> _What is asked_:
Reproduce the listing exactly, with no pictures in your copy.

> _Information supplied_:
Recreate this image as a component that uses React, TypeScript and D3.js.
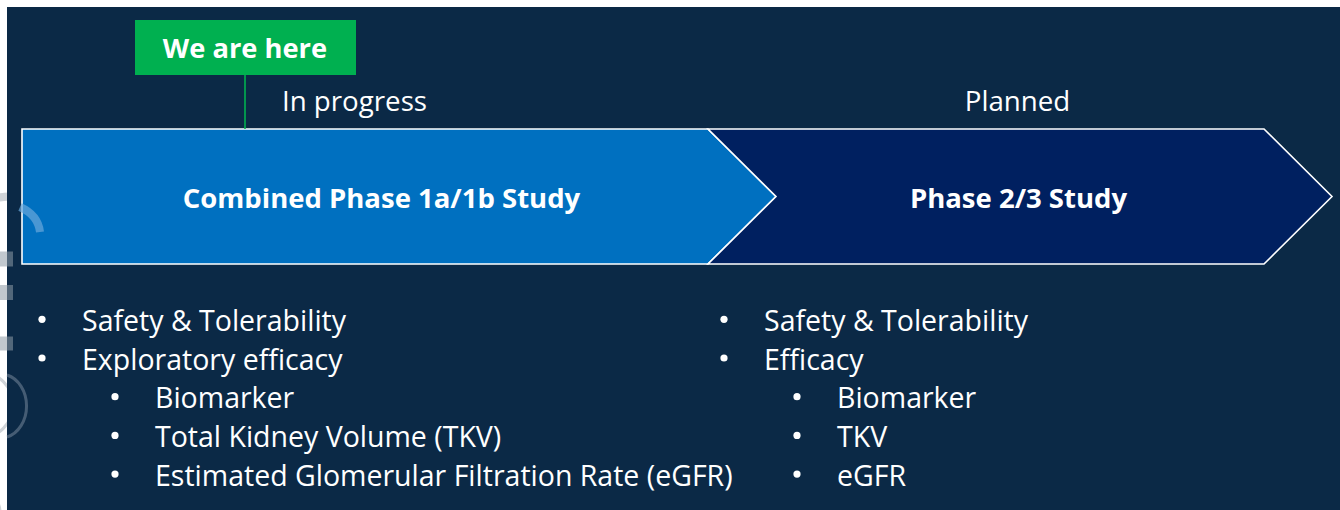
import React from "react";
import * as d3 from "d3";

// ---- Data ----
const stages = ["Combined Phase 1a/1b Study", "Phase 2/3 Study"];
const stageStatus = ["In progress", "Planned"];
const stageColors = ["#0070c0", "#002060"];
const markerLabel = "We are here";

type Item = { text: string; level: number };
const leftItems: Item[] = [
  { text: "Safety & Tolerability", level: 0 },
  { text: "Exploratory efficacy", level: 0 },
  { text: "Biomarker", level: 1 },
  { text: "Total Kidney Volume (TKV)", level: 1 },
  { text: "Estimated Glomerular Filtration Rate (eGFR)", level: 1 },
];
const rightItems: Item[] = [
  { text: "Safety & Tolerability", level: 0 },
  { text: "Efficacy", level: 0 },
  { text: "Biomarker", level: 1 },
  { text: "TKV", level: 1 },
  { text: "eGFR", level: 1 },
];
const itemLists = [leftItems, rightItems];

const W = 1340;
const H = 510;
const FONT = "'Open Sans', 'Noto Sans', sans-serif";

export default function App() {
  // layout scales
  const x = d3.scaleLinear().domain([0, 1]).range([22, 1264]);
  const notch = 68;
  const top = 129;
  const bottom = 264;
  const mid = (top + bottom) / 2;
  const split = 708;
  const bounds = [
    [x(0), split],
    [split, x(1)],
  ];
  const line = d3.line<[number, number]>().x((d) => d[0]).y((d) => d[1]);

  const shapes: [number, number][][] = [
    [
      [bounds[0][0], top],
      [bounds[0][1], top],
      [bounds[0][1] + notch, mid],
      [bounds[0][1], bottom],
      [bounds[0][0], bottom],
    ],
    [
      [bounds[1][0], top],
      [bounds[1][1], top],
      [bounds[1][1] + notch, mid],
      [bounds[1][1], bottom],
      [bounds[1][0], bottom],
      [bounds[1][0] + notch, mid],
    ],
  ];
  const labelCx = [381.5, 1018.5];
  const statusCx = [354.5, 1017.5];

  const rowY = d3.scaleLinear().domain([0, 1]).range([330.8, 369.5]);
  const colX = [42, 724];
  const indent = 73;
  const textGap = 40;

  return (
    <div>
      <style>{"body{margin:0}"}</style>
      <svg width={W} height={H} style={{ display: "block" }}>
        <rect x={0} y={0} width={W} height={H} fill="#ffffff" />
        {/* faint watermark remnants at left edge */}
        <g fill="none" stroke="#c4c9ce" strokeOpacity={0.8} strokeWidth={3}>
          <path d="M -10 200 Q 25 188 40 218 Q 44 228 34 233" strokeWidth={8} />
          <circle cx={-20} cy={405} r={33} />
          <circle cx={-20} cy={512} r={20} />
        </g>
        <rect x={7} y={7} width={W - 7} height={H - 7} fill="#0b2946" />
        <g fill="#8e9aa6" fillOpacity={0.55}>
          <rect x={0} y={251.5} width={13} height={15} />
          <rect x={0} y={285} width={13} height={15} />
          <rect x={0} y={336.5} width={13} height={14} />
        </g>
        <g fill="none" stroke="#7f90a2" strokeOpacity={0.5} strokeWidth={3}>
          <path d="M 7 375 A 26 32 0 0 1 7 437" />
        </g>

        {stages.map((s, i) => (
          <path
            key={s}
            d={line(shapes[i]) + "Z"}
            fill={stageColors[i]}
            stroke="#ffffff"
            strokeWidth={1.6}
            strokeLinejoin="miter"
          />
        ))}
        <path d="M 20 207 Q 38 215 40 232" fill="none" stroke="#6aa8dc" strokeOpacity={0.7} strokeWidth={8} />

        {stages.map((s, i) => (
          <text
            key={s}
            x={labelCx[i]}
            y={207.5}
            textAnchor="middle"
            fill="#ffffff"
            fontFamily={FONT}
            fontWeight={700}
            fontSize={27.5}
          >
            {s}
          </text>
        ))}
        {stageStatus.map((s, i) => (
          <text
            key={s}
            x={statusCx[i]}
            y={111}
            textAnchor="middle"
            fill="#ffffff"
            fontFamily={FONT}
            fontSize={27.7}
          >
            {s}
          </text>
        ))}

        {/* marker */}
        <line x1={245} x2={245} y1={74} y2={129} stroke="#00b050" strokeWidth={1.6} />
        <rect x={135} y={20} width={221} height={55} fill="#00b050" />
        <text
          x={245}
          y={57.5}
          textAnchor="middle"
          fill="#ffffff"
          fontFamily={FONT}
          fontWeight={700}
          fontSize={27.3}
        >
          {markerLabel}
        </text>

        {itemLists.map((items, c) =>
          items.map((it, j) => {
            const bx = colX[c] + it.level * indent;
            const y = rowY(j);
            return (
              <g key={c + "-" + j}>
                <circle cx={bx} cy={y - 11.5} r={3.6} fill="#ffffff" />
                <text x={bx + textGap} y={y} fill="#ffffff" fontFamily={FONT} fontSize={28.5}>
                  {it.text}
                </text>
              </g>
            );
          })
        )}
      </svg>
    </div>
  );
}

> _Task result_:
Recreate this image as a component that uses React, TypeScript and D3.js.
import React from "react";
import * as d3 from "d3";

// ---- Data ----
const stages = ["Combined Phase 1a/1b Study", "Phase 2/3 Study"];
const stageStatus = ["In progress", "Planned"];
const stageColors = ["#0070c0", "#002060"];
const markerLabel = "We are here";

type Item = { text: string; level: number };
const leftItems: Item[] = [
  { text: "Safety & Tolerability", level: 0 },
  { text: "Exploratory efficacy", level: 0 },
  { text: "Biomarker", level: 1 },
  { text: "Total Kidney Volume (TKV)", level: 1 },
  { text: "Estimated Glomerular Filtration Rate (eGFR)", level: 1 },
];
const rightItems: Item[] = [
  { text: "Safety & Tolerability", level: 0 },
  { text: "Efficacy", level: 0 },
  { text: "Biomarker", level: 1 },
  { text: "TKV", level: 1 },
  { text: "eGFR", level: 1 },
];
const itemLists = [leftItems, rightItems];

const W = 1340;
const H = 510;
const FONT = "'Open Sans', 'Noto Sans', sans-serif";

export default function App() {
  // layout scales
  const x = d3.scaleLinear().domain([0, 1]).range([22, 1264]);
  const notch = 68;
  const top = 129;
  const bottom = 264;
  const mid = (top + bottom) / 2;
  const split = 708;
  const bounds = [
    [x(0), split],
    [split, x(1)],
  ];
  const line = d3.line<[number, number]>().x((d) => d[0]).y((d) => d[1]);

  const shapes: [number, number][][] = [
    [
      [bounds[0][0], top],
      [bounds[0][1], top],
      [bounds[0][1] + notch, mid],
      [bounds[0][1], bottom],
      [bounds[0][0], bottom],
    ],
    [
      [bounds[1][0], top],
      [bounds[1][1], top],
      [bounds[1][1] + notch, mid],
      [bounds[1][1], bottom],
      [bounds[1][0], bottom],
      [bounds[1][0] + notch, mid],
    ],
  ];
  const labelCx = [381.5, 1018.5];
  const statusCx = [354.5, 1017.5];

  const rowY = d3.scaleLinear().domain([0, 1]).range([330.8, 369.5]);
  const colX = [42, 724];
  const indent = 73;
  const textGap = 40;

  return (
    <div>
      <style>{"body{margin:0}"}</style>
      <svg width={W} height={H} style={{ display: "block" }}>
        <rect x={0} y={0} width={W} height={H} fill="#ffffff" />
        {/* faint watermark remnants at left edge */}
        <g fill="none" stroke="#c4c9ce" strokeOpacity={0.8} strokeWidth={3}>
          <path d="M -10 200 Q 25 188 40 218 Q 44 228 34 233" strokeWidth={8} />
          <circle cx={-20} cy={405} r={33} />
          <circle cx={-20} cy={512} r={20} />
        </g>
        <rect x={7} y={7} width={W - 7} height={H - 7} fill="#0b2946" />
        <g fill="#8e9aa6" fillOpacity={0.55}>
          <rect x={0} y={251.5} width={13} height={15} />
          <rect x={0} y={285} width={13} height={15} />
          <rect x={0} y={336.5} width={13} height={14} />
        </g>
        <g fill="none" stroke="#7f90a2" strokeOpacity={0.5} strokeWidth={3}>
          <path d="M 7 375 A 26 32 0 0 1 7 437" />
        </g>

        {stages.map((s, i) => (
          <path
            key={s}
            d={line(shapes[i]) + "Z"}
            fill={stageColors[i]}
            stroke="#ffffff"
            strokeWidth={1.6}
            strokeLinejoin="miter"
          />
        ))}
        <path d="M 20 207 Q 38 215 40 232" fill="none" stroke="#6aa8dc" strokeOpacity={0.7} strokeWidth={8} />

        {stages.map((s, i) => (
          <text
            key={s}
            x={labelCx[i]}
            y={207.5}
            textAnchor="middle"
            fill="#ffffff"
            fontFamily={FONT}
            fontWeight={700}
            fontSize={27.5}
          >
            {s}
          </text>
        ))}
        {stageStatus.map((s, i) => (
          <text
            key={s}
            x={statusCx[i]}
            y={111}
            textAnchor="middle"
            fill="#ffffff"
            fontFamily={FONT}
            fontSize={27.7}
          >
            {s}
          </text>
        ))}

        {/* marker */}
        <line x1={245} x2={245} y1={74} y2={129} stroke="#00b050" strokeWidth={1.6} />
        <rect x={135} y={20} width={221} height={55} fill="#00b050" />
        <text
          x={245}
          y={57.5}
          textAnchor="middle"
          fill="#ffffff"
          fontFamily={FONT}
          fontWeight={700}
          fontSize={27.3}
        >
          {markerLabel}
        </text>

        {itemLists.map((items, c) =>
          items.map((it, j) => {
            const bx = colX[c] + it.level * indent;
            const y = rowY(j);
            return (
              <g key={c + "-" + j}>
                <circle cx={bx} cy={y - 11.5} r={3.6} fill="#ffffff" />
                <text x={bx + textGap} y={y} fill="#ffffff" fontFamily={FONT} fontSize={28.5}>
                  {it.text}
                </text>
              </g>
            );
          })
        )}
      </svg>
    </div>
  );
}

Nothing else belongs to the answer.